Volunteering for Rally for Rivers has never felt like work. We as a team have always been working together, finishing whatever work is needed for the time. As a Nadi Veera, we have grown in knowledge, and amongst each other we’ve grasped some underlying truth. We have understood that for change to happen in the country only planting trees will not do – this change will demand cooperation from every institution.
Though our hearts belong in the field planting trees, our major work happens in front of the desktop. But staying in constant touch with Mother Earth has never stopped. Recently I went through a nursery training, where most of the work was related to soil, manure, seeds, and saplings. We saw the plant life go from a dormant seed, to germination, and grow into a healthy sapling.

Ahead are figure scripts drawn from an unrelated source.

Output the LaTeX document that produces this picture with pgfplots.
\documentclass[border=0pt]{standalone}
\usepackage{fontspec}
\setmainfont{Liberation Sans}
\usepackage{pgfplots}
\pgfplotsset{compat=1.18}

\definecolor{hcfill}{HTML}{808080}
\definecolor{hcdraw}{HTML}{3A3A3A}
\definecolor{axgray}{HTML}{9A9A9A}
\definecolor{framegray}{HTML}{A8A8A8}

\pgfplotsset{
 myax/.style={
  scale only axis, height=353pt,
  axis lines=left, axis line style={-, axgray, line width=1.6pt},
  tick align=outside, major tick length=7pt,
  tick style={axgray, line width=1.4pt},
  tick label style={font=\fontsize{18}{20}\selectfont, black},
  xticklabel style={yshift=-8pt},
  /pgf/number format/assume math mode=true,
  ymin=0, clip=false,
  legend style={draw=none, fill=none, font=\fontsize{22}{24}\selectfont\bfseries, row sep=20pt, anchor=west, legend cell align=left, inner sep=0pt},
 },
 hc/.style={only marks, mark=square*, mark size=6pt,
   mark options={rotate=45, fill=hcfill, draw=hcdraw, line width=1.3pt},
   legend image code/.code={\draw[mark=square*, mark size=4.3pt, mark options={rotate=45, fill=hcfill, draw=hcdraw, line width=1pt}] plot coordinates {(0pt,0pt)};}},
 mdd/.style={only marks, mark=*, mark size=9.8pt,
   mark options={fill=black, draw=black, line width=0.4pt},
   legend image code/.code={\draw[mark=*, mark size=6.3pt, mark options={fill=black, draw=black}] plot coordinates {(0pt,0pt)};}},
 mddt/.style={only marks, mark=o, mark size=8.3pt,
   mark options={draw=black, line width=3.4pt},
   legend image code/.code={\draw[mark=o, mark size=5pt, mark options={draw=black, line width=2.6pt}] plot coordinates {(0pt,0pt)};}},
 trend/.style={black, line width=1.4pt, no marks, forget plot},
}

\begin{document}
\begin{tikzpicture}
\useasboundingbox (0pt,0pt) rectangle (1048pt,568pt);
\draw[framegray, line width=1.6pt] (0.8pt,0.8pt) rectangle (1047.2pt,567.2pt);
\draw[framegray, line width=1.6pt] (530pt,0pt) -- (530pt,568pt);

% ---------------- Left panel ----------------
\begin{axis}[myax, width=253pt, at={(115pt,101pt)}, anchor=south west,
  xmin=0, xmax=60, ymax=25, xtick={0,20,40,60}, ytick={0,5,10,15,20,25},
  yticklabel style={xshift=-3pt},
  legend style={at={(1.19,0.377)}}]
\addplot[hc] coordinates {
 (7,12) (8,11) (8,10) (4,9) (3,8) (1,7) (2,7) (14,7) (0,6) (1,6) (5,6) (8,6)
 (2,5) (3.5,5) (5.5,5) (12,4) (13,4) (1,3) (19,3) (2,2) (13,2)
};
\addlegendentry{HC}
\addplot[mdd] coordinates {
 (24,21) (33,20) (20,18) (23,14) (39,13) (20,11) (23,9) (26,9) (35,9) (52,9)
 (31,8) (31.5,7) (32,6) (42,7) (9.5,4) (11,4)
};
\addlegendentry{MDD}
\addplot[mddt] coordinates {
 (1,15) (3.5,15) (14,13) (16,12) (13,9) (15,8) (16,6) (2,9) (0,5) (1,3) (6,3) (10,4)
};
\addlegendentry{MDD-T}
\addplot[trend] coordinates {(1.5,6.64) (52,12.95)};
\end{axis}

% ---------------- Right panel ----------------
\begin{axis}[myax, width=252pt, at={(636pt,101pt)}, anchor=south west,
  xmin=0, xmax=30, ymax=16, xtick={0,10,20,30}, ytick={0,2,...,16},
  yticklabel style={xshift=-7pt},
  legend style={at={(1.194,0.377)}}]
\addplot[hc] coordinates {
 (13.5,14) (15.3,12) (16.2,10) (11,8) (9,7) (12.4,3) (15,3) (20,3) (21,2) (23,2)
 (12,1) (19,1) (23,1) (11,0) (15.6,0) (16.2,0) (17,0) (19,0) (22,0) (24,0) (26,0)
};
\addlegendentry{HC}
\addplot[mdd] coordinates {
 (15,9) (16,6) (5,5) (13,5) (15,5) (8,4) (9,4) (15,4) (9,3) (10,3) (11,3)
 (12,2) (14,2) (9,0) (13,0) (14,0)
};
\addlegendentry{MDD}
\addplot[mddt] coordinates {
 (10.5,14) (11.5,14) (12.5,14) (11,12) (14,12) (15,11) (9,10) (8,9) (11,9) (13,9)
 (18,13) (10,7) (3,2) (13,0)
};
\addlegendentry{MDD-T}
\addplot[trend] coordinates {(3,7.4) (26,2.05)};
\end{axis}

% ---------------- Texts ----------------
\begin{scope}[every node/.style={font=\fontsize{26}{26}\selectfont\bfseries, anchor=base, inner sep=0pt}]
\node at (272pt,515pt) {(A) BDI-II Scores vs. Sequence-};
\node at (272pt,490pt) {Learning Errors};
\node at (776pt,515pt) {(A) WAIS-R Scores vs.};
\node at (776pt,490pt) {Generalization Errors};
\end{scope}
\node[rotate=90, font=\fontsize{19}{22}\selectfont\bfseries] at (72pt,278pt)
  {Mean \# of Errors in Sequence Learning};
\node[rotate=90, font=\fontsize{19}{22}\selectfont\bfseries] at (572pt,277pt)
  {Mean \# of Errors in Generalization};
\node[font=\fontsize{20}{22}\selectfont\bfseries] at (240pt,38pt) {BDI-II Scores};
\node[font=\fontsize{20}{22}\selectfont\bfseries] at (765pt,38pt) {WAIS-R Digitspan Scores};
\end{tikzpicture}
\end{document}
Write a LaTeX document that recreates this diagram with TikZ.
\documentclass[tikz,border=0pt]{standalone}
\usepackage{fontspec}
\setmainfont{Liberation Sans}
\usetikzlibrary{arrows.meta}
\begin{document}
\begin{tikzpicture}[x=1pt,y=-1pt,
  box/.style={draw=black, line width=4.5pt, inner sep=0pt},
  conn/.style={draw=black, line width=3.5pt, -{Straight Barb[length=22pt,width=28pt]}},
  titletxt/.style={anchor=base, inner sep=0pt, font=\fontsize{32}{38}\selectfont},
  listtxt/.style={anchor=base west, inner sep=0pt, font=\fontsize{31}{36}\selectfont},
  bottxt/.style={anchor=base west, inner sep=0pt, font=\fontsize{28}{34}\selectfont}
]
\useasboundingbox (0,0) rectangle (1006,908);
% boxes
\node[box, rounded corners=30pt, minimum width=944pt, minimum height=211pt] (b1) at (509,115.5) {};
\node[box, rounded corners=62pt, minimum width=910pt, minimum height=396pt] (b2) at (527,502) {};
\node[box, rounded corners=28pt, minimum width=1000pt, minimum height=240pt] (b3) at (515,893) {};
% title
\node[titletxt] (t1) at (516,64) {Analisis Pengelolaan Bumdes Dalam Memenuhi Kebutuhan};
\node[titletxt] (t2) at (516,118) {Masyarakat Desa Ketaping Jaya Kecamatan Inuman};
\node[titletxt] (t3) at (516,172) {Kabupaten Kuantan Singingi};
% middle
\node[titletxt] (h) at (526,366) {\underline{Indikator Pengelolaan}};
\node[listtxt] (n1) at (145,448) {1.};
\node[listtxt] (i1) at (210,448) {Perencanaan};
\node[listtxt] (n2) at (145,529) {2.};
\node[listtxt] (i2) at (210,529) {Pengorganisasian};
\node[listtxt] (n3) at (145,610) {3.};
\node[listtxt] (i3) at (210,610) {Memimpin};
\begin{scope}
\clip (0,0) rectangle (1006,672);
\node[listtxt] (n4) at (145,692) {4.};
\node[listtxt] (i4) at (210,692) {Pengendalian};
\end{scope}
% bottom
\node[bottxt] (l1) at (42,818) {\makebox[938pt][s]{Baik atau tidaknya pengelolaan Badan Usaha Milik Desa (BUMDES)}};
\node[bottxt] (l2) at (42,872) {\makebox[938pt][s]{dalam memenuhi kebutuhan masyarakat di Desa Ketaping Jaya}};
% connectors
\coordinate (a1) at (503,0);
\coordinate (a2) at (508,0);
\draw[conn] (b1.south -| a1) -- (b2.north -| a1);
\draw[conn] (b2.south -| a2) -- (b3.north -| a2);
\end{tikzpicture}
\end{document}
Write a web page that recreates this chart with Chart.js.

It amazed me that every tree has a different time to shed seeds and every species has its individual requirement of nutrients, soil, water and sunlight. Basically, we take care of saplings for 3 months so that they grow healthy wherever they are planted. And for the next 100 years, they will take care of us. This idea struck me so hard. A few years of care and nourishment and making the earth a greener place is not as hard as it looks. This idea will keep me going all my life. So, yes, when the earth turns out to be greener, I will be content that the miniscule work of ours towards this, has paid off. No qualification could have let me perform such a large spectrum of work and receive such immense satisfaction at the same time.